**RECORDED INFORMATION**
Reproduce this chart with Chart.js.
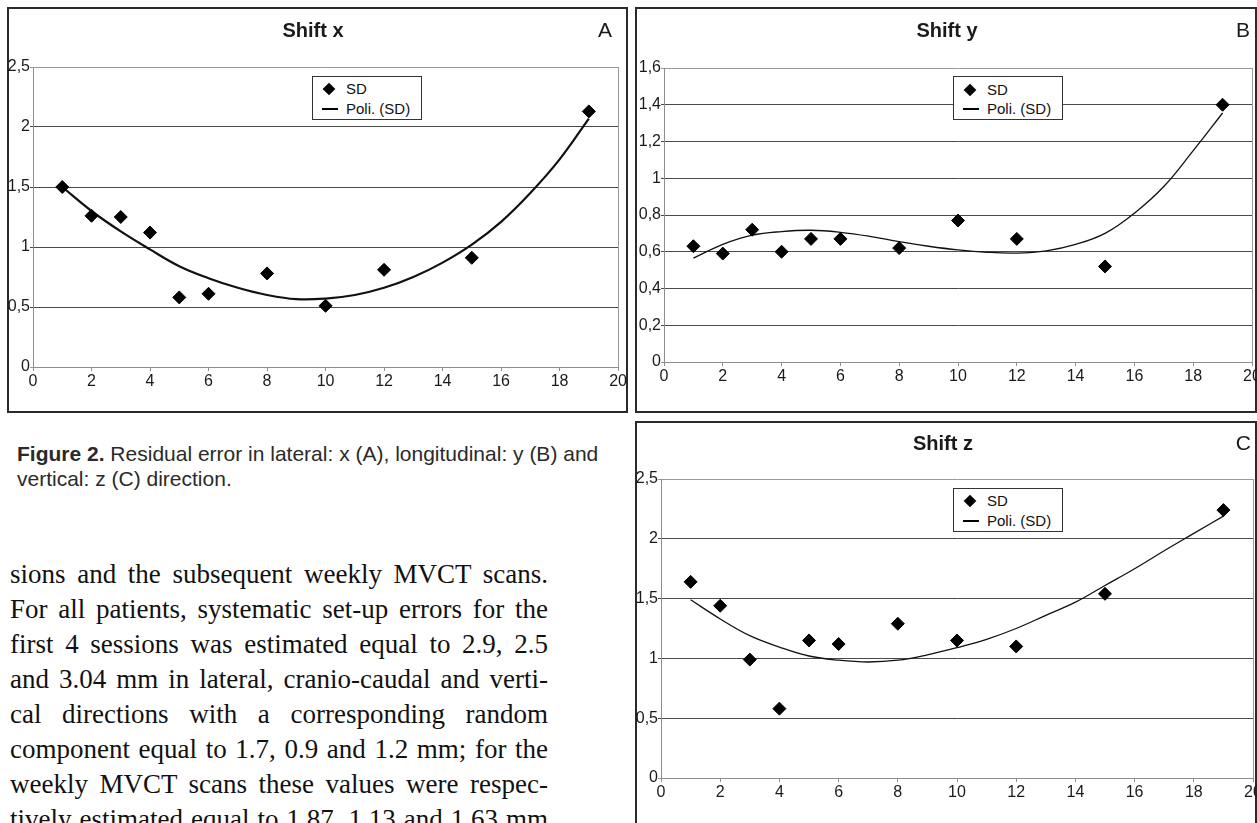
<!DOCTYPE html>
<html>
<head>
<meta charset="utf-8">
<script src="https://cdn.jsdelivr.net/npm/chart.js@4.4.1/dist/chart.umd.min.js"></script>
<style>
  html, body { margin: 0; padding: 0; background: #fff; overflow: hidden; }
  body { position: relative; width: 1257px; height: 823px; font-family: "Liberation Sans", Arial, sans-serif; color: #1a1a1a; }
  .panel { position: absolute; border: 2px solid #2a2a2a; box-sizing: border-box; }
  canvas.plot { position: absolute; }
  .title { position: absolute; font-weight: bold; font-size: 20px; line-height: 20px; transform: translate(-50%, -50%); white-space: nowrap; }
  .tag { position: absolute; font-size: 21px; line-height: 20px; transform: translate(-100%, -50%); }
  .legend { position: absolute; width: 110px; height: 44px; border: 1px solid #333; box-sizing: border-box; background: #fff; font-size: 15px; color: #111; }
  .legend .row { position: absolute; left: 33px; line-height: 16px; transform: translateY(-50%); white-space: nowrap; }
  .legend .dia { position: absolute; width: 9px; height: 9px; background: #000; transform: translate(-50%, -50%) rotate(45deg); }
  .legend .ln { position: absolute; width: 16px; height: 2px; background: #000; }
  .caption { position: absolute; left: 17px; top: 441px; font-size: 21px; line-height: 25px; color: #2a2a2a; white-space: nowrap; }
  .body-line { position: absolute; left: 10px; width: 538px; font-family: "Liberation Serif", "Times New Roman", serif; font-size: 27px; line-height: 35px; color: #111; text-align: justify; text-align-last: justify; }
</style>
</head>
<body>

<div class="panel" style="left:7px; top:7px; width:621px; height:406px;"></div>
<div class="panel" style="left:635px; top:7px; width:622px; height:406px;"></div>
<div class="panel" style="left:635px; top:421px; width:622px; height:420px;"></div>

<canvas id="chartA" class="plot" width="620" height="404" style="left:8px; top:8px;"></canvas>
<canvas id="chartB" class="plot" width="640" height="404" style="left:636px; top:8px;"></canvas>
<canvas id="chartC" class="plot" width="640" height="420" style="left:636px; top:422px;"></canvas>

<div class="title" style="left:313px; top:30px;">Shift x</div>
<div class="tag" style="left:612px; top:30px;">A</div>
<div class="title" style="left:947px; top:30px;">Shift y</div>
<div class="tag" style="left:1250px; top:30px;">B</div>
<div class="title" style="left:943px; top:443px;">Shift z</div>
<div class="tag" style="left:1251px; top:443px;">C</div>

<div class="legend" style="left:312px; top:76px;">
  <div class="dia" style="left:16px; top:12px;"></div><div class="row" style="top:12px;">SD</div>
  <div class="ln" style="left:9px; top:31px;"></div><div class="row" style="top:32px;">Poli. (SD)</div>
</div>
<div class="legend" style="left:953px; top:76px;">
  <div class="dia" style="left:16px; top:13px;"></div><div class="row" style="top:13px;">SD</div>
  <div class="ln" style="left:9px; top:31px;"></div><div class="row" style="top:32px;">Poli. (SD)</div>
</div>
<div class="legend" style="left:953px; top:488px;">
  <div class="dia" style="left:16px; top:12px;"></div><div class="row" style="top:12px;">SD</div>
  <div class="ln" style="left:9px; top:31px;"></div><div class="row" style="top:32px;">Poli. (SD)</div>
</div>

<div class="caption"><b>Figure 2.</b> Residual error in lateral: x (A), longitudinal: y (B) and<br>vertical: z (C) direction.</div>

<div id="text"></div>

<script>
// =========================
//  DATA
// =========================
const sessions = [1, 2, 3, 4, 5, 6, 8, 10, 12, 15, 19];

const sdX = [1.50, 1.26, 1.25, 1.12, 0.58, 0.61, 0.78, 0.51, 0.81, 0.91, 2.13];
const sdY = [0.63, 0.59, 0.72, 0.60, 0.67, 0.67, 0.62, 0.77, 0.67, 0.52, 1.40];
const sdZ = [1.64, 1.44, 0.99, 0.58, 1.15, 1.12, 1.29, 1.15, 1.10, 1.54, 2.24];

// polynomial trend curves at each session 1..19
const trendSessions = [1, 2, 3, 4, 5, 6, 7, 8, 9, 10, 11, 12, 13, 14, 15, 16, 17, 18, 19];
const trendX = [1.50, 1.30, 1.13, 0.98, 0.84, 0.74, 0.66, 0.60, 0.565, 0.57, 0.60, 0.66, 0.75, 0.87, 1.02, 1.21, 1.45, 1.73, 2.07];
const trendY = [0.565, 0.64, 0.69, 0.71, 0.717, 0.706, 0.684, 0.655, 0.63, 0.61, 0.597, 0.593, 0.605, 0.64, 0.70, 0.81, 0.955, 1.15, 1.355];
const trendZ = [1.49, 1.33, 1.19, 1.095, 1.02, 0.985, 0.97, 0.985, 1.03, 1.09, 1.16, 1.25, 1.36, 1.47, 1.61, 1.75, 1.90, 2.045, 2.19];

const xTicks = { min: 0, max: 20, step: 2 };

const bodyLines = [
    "sions and the subsequent weekly MVCT scans.",
    "For all patients, systematic set-up errors for the",
    "first 4 sessions was estimated equal to 2.9, 2.5",
    "and 3.04 mm in lateral, cranio-caudal and verti-",
    "cal directions with a corresponding random",
    "component equal to 1.7, 0.9 and 1.2 mm; for the",
    "weekly MVCT scans these values were respec-",
    "tively estimated equal to 1.87, 1.13 and 1.63 mm"
];

// =========================
//  BODY TEXT
// =========================
const textBox = document.getElementById("text");
bodyLines.forEach((line, i) => {
    const div = document.createElement("div");
    div.className = "body-line";
    div.style.top = (557 + i * 35) + "px";
    div.textContent = line;
    textBox.appendChild(div);
});

// =========================
//  CHART HELPERS
// =========================
const FONT = { family: "'Liberation Sans', Arial, sans-serif", size: 16 };

const plotFrame = {
    id: "plotFrame",
    beforeDatasetsDraw(chart) {
        const { ctx, chartArea: a } = chart;
        ctx.save();
        ctx.strokeStyle = "#9a9a9a";
        ctx.lineWidth = 1;
        ctx.beginPath();
        ctx.moveTo(Math.round(a.right) + 0.5, a.top);
        ctx.lineTo(Math.round(a.right) + 0.5, a.bottom);
        ctx.stroke();
        ctx.restore();
    }
};

function toPoints(xs, ys) {
    return xs.map((x, i) => ({ x, y: ys[i] }));
}

function commaLabel(v) {
    return String(Math.round(v * 10) / 10).replace(".", ",");
}

function createShiftChart(id, sd, trend, cfg) {
    new Chart(document.getElementById(id), {
        type: "scatter",
        data: {
            datasets: [
                {
                    label: "SD",
                    data: toPoints(sessions, sd),
                    pointStyle: "rectRot",
                    pointRadius: 6.5,
                    pointBorderWidth: 1,
                    backgroundColor: "#000",
                    borderColor: "#000",
                    showLine: false,
                    order: 1
                },
                {
                    label: "Poli. (SD)",
                    data: toPoints(trendSessions, trend),
                    showLine: true,
                    pointRadius: 0,
                    borderColor: "#111",
                    borderWidth: cfg.lineWidth,
                    tension: 0.4,
                    fill: false,
                    order: 2
                }
            ]
        },
        options: {
            responsive: false,
            animation: false,
            events: [],
            layout: { padding: cfg.padding },
            plugins: {
                legend: { display: false },
                tooltip: { enabled: false },
                title: { display: false }
            },
            scales: {
                x: {
                    type: "linear",
                    min: xTicks.min,
                    max: xTicks.max,
                    afterFit(scale) { scale.height = cfg.xHeight; },
                    border: { color: "#8e8e8e", width: 1 },
                    grid: { drawOnChartArea: false, drawTicks: true, tickLength: 4, color: "#8e8e8e" },
                    ticks: { stepSize: xTicks.step, padding: 1, color: "#1a1a1a", font: FONT, maxRotation: 0 }
                },
                y: {
                    min: 0,
                    max: cfg.yMax,
                    afterFit(scale) { scale.width = cfg.yWidth; },
                    border: { color: "#8e8e8e", width: 1 },
                    grid: {
                        tickLength: 3,
                        lineWidth: 1,
                        color: ctx => (ctx.tick && (ctx.tick.value === 0 || Math.abs(ctx.tick.value - cfg.yMax) < 1e-6)) ? "#9a9a9a" : "#4a4a4a"
                    },
                    ticks: {
                        stepSize: cfg.yStep,
                        padding: 0,
                        color: "#1a1a1a",
                        font: FONT,
                        callback: v => commaLabel(v)
                    }
                }
            }
        },
        plugins: [plotFrame]
    });
}

// =========================
//  CREATE THE THREE PANELS
// =========================
createShiftChart("chartA", sdX, trendX, {
    yMax: 2.5, yStep: 0.5, lineWidth: 2.2,
    yWidth: 25, xHeight: 40,
    padding: { top: 59, left: 0, right: 9, bottom: 5 }
});

createShiftChart("chartB", sdY, trendY, {
    yMax: 1.6, yStep: 0.2, lineWidth: 1.3,
    yWidth: 28, xHeight: 40,
    padding: { top: 60, left: 0, right: 24, bottom: 10 }
});

createShiftChart("chartC", sdZ, trendZ, {
    yMax: 2.5, yStep: 0.5, lineWidth: 1.3,
    yWidth: 25, xHeight: 40,
    padding: { top: 57, left: 0, right: 23, bottom: 24 }
});
</script>
</body>
</html>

**EXERCISE AIM**
Lines that hold "with" are the ones to copy; find all of them.

**RESULT**
Reproduce this chart with Chart.js.
    "cal directions with a corresponding random",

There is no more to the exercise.